_Aim_
Exactly as written, write out the lines below from the first to the one containing "XAxis, YAxis, CartesianGrid", inclusive. Pictures do not belong in the copy.

☆ ☆ ☆ ☆ ☆ ☆ ☆

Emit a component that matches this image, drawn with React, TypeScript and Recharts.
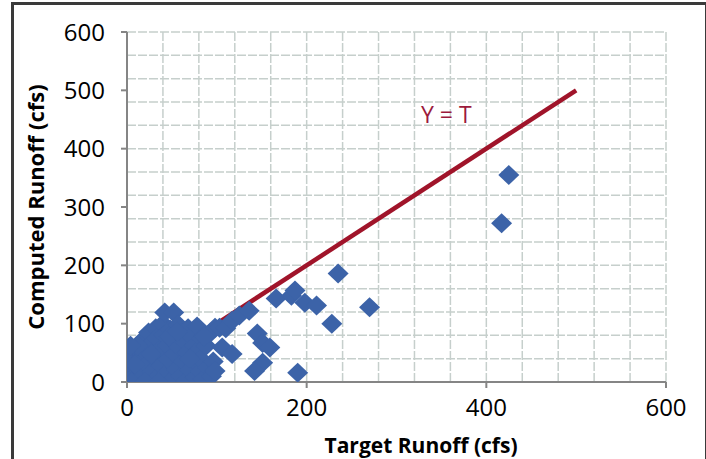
import { ScatterChart, Scatter, XAxis, YAxis, CartesianGrid } from "recharts";

// target (x) and computed (y) runoff, cfs
const targetRunoff = [
  2, 4, 3, 6, 8, 10, 12, 14, 15, 16, 18, 20, 22, 24, 25, 26, 28, 30, 32, 33,
  34, 36, 38, 40, 41, 42, 44, 45, 46, 48, 50, 51, 52, 53, 55, 57, 58, 60, 61, 63,
  64, 66, 67, 68, 70, 72, 73, 75, 76, 78, 79, 80, 82, 83, 85, 82, 88, 90, 92, 94,
  96, 98, 98, 103, 106, 110, 5, 20, 35, 9, 27, 47, 70, 12, 56, 4, 86,
  117, 125, 136, 145, 151, 159, 117, 151, 142, 190, 166, 183, 187, 198, 211,
  228, 235, 270, 417, 425,
];
const computedRunoff = [
  5, 18, 32, 45, 10, 58, 25, 3, 40, 70, 12, 52, 30, 85, 2, 64, 18, 42, 92, 75,
  8, 55, 28, 100, 80, 119, 15, 62, 38, 90, 4, 72, 119, 48, 22, 98, 60, 10, 84, 35,
  70, 2, 50, 92, 20, 78, 42, 62, 8, 95, 30, 55, 18, 75, 5, 40, 62, 25, 83, 10,
  35, 19, 93, 93, 59, 92, 0, 0, 0, 30, 48, 78, 40, 62, 86, 62, 78,
  105, 114, 122, 83, 67, 59, 48, 33, 19, 16, 143, 148, 157, 136, 131,
  100, 186, 128, 272, 355,
];

const lineT = [0, 500];
const lineY = [0, 500];

const xTicks = [0, 200, 400, 600];
const yTicks = [0, 100, 200, 300, 400, 500, 600];
const xGrid = [0, 40, 80, 120, 160, 200, 240, 280, 320, 360, 400, 440, 480, 520, 560, 600];
const yGrid = [0, 20, 40, 60, 80, 100, 120, 140, 160, 180, 200, 220, 240, 260, 280, 300,
  320, 340, 360, 380, 400, 420, 440, 460, 480, 500, 520, 540, 560, 580, 600];

const points = targetRunoff.map((t, i) => ({ x: t, y: computedRunoff[i] }));
const linePoints = lineT.map((t, i) => ({ x: t, y: lineY[i] }));

const Diamond = (props: any) => {
  const { cx, cy } = props;
  if (cx == null || cy == null) return <g />;
  return (
    <polygon
      points={`${cx},${cy - 10} ${cx + 10.5},${cy} ${cx},${cy + 10} ${cx - 10.5},${cy}`}
      fill="#3c63a8"
    />
  );
};

const font = "'Open Sans', sans-serif";

export default function App() {
  return (
    <div style={{ position: "absolute", left: 0, top: 0, width: 706, height: 459, overflow: "hidden", background: "#fff" }}>
      <ScatterChart width={706} height={459} margin={{ top: 32, right: 40, bottom: 37, left: 67 }}>
        <CartesianGrid
          stroke="#c6cfcc"
          strokeWidth={1.5}
          strokeDasharray="9 2"
          horizontalValues={yGrid}
          verticalValues={xGrid}
        />
        <XAxis
          type="number"
          dataKey="x"
          domain={[0, 600]}
          ticks={xTicks}
          height={40}
          axisLine={{ stroke: "#858585", strokeWidth: 2 }}
          tickLine={{ stroke: "#858585", strokeWidth: 2 }}
          tickSize={6}
          tickMargin={11}
          tick={{ fill: "#000", fontSize: 24, fontFamily: font }}
          allowDataOverflow
        />
        <YAxis
          type="number"
          dataKey="y"
          domain={[0, 600]}
          ticks={yTicks}
          width={60}
          axisLine={{ stroke: "#858585", strokeWidth: 2 }}
          tickLine={{ stroke: "#858585", strokeWidth: 2 }}
          tickSize={6}
          tickMargin={16}
          tick={{ fill: "#000", fontSize: 24, fontFamily: font }}
          allowDataOverflow
        />
        <Scatter
          data={linePoints}
          line={{ stroke: "#a0142a", strokeWidth: 4.5 }}
          shape={() => <g />}
          isAnimationActive={false}
        />
        <Scatter data={points} shape={Diamond} isAnimationActive={false} />
      </ScatterChart>
      <div
        style={{
          position: "absolute",
          left: 421,
          top: 99,
          color: "#9c1a3c",
          fontFamily: font,
          fontSize: 23,
          lineHeight: "30px",
        }}
      >
        Y = T
      </div>
      <div
        style={{
          position: "absolute",
          left: 321,
          top: 432,
          width: 200,
          textAlign: "center",
          fontFamily: font,
          fontWeight: 700,
          fontSize: 21,
          lineHeight: "26px",
          whiteSpace: "nowrap",
        }}
      >
        Target Runoff (cfs)
      </div>
      <div
        style={{
          position: "absolute",
          left: 35,
          top: 207,
          transform: "translate(-50%, -50%) rotate(-90deg)",
          fontFamily: font,
          fontWeight: 700,
          fontSize: 22,
          lineHeight: "28px",
          whiteSpace: "nowrap",
        }}
      >
        Computed Runoff (cfs)
      </div>
      <div
        style={{
          position: "absolute",
          left: 11,
          top: 2,
          width: 691,
          height: 480,
          border: "3px solid #3a3a3a",
          borderBottom: "none",
          pointerEvents: "none",
        }}
      />
    </div>
  );
}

☆ ☆ ☆ ☆ ☆ ☆ ☆

_Problem solution_
Emit a component that matches this image, drawn with React, TypeScript and Recharts.
import { ScatterChart, Scatter, XAxis, YAxis, CartesianGrid } from "recharts";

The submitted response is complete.